Willie our German friend in another camp site dropped in for a cup of tea, and invited us over tonight for a drink with himself, Simone and Jurik who we met yesterday in town, and a newly arrived French couple who are also headed south.  Whether we make the steep climb over to their site or not remains to be seen – Especially if he gives us as much wine and Schnapps as he did the other night !!

We ran out of cooking gas / propane this week, so one of our chores over the next day or two in “civilisation” is to see if we can get our bottle filled – The problem is that like with electrical plugs, every country has their own sized gas fitting too, so filling bottles is always going to be an adventure!  Luckily we have a small reserve cooker that uses different fuel, but if we are not careful we will run out of that next, and then we will be down to lighting fires to cook our supper !!  We also need to stock up with foods as we have decided to go through Honduras and avoid El Salvador, partly due to their reluctance to let RHD vehicles into the country, and partly because Honduras looks more interesting, so the next couple of days through Antigua and Guatemala City are going to be quite busy.

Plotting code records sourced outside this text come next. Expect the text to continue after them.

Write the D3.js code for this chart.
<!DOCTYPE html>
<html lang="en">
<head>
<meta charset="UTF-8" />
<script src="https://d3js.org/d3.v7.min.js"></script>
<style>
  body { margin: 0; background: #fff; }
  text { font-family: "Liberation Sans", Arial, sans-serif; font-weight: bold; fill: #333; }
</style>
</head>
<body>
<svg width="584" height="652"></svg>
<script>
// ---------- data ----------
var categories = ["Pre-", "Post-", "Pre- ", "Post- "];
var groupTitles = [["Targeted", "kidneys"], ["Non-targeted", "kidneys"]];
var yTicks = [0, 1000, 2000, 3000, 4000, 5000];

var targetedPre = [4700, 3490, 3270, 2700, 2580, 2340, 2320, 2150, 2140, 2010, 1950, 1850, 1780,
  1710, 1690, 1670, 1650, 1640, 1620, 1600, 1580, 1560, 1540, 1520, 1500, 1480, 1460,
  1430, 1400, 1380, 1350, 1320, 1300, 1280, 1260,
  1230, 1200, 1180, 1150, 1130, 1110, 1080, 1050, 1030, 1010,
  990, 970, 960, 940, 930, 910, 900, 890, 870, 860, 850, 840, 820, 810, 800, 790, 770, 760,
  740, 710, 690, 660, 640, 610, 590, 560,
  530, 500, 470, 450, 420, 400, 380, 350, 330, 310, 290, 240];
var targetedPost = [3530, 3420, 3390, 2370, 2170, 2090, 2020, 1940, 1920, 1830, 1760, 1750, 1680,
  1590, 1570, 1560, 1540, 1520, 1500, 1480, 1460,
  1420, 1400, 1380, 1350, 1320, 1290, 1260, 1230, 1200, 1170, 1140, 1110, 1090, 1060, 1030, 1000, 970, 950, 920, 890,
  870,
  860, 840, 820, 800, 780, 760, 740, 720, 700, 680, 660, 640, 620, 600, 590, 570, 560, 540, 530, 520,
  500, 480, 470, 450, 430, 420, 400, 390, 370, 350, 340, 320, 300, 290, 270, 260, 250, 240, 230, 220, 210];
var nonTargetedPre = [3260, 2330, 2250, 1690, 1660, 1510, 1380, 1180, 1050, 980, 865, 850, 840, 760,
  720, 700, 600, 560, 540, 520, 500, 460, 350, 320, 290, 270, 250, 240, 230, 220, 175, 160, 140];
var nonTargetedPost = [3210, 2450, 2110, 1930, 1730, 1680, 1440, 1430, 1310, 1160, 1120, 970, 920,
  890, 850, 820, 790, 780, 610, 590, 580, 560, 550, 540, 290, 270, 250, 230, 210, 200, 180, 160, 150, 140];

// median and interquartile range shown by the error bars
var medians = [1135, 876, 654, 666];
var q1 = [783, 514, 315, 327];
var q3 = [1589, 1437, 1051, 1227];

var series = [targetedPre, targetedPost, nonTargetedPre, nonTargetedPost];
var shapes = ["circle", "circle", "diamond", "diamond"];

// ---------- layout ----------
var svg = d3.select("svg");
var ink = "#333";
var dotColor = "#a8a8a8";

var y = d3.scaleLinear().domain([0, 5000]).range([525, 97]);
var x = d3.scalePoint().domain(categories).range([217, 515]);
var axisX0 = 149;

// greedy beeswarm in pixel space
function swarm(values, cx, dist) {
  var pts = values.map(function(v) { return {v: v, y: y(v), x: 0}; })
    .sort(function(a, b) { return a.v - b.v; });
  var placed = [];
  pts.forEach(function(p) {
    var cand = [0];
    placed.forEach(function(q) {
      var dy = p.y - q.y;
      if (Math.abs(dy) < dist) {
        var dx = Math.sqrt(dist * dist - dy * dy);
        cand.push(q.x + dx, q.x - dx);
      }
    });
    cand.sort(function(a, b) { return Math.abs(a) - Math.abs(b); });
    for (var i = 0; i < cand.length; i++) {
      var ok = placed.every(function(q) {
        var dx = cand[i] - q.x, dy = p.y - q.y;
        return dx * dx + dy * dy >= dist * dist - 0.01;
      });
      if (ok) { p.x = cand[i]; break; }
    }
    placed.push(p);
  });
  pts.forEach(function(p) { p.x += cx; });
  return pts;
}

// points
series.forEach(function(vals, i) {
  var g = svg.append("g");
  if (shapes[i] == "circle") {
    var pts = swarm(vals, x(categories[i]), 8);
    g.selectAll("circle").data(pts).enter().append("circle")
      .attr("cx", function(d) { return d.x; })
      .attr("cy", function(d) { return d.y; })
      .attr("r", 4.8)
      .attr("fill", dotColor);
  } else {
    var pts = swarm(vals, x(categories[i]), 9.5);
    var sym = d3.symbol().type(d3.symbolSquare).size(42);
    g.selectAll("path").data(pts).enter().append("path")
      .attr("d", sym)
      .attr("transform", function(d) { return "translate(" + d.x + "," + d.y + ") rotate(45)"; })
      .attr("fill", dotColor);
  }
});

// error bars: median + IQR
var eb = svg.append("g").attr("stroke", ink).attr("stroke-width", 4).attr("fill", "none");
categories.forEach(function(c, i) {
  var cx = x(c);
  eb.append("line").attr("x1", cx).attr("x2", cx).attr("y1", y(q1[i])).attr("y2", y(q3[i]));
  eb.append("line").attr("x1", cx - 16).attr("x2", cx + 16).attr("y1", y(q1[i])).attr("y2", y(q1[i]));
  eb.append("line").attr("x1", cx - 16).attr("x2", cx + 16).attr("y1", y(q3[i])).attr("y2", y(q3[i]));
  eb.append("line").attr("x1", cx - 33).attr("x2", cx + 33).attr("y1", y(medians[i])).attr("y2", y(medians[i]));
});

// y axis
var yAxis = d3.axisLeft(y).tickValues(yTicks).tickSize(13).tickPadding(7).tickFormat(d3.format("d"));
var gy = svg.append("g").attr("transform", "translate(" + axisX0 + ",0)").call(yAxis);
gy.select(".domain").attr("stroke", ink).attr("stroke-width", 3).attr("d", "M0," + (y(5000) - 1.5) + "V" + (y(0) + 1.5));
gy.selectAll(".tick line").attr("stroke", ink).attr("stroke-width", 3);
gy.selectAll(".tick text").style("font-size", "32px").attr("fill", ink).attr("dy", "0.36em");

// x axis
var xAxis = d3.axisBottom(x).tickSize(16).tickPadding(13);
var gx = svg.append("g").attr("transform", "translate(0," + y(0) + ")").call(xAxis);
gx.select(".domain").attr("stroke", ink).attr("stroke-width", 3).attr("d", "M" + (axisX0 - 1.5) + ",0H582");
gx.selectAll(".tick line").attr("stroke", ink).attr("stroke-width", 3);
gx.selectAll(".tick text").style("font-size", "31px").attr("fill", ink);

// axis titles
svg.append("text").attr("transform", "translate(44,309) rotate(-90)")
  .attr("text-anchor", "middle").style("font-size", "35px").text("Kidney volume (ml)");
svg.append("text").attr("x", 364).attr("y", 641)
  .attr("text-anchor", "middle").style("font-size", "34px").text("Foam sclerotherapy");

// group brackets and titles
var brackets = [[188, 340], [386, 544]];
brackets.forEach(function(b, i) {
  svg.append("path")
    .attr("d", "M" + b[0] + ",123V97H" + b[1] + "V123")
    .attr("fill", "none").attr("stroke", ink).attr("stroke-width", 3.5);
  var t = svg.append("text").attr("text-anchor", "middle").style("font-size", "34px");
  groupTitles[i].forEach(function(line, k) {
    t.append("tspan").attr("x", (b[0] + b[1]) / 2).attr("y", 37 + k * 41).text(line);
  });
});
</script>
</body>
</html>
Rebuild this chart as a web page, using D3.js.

The good news is that I seem to have found a way to get my photos off my camera and onto the computer without losing them, so I attach some recent ones here.  I have still lost a lot of good ones from earlier in the week – C’est la vie !!

So as we head into Honduras, not sure what wifi we will find, but at this stage, all is well, and we are now looking at moving fairly quickly down through the rest of Central America down to Panama.   We will wait to see what adventures happen along the way !!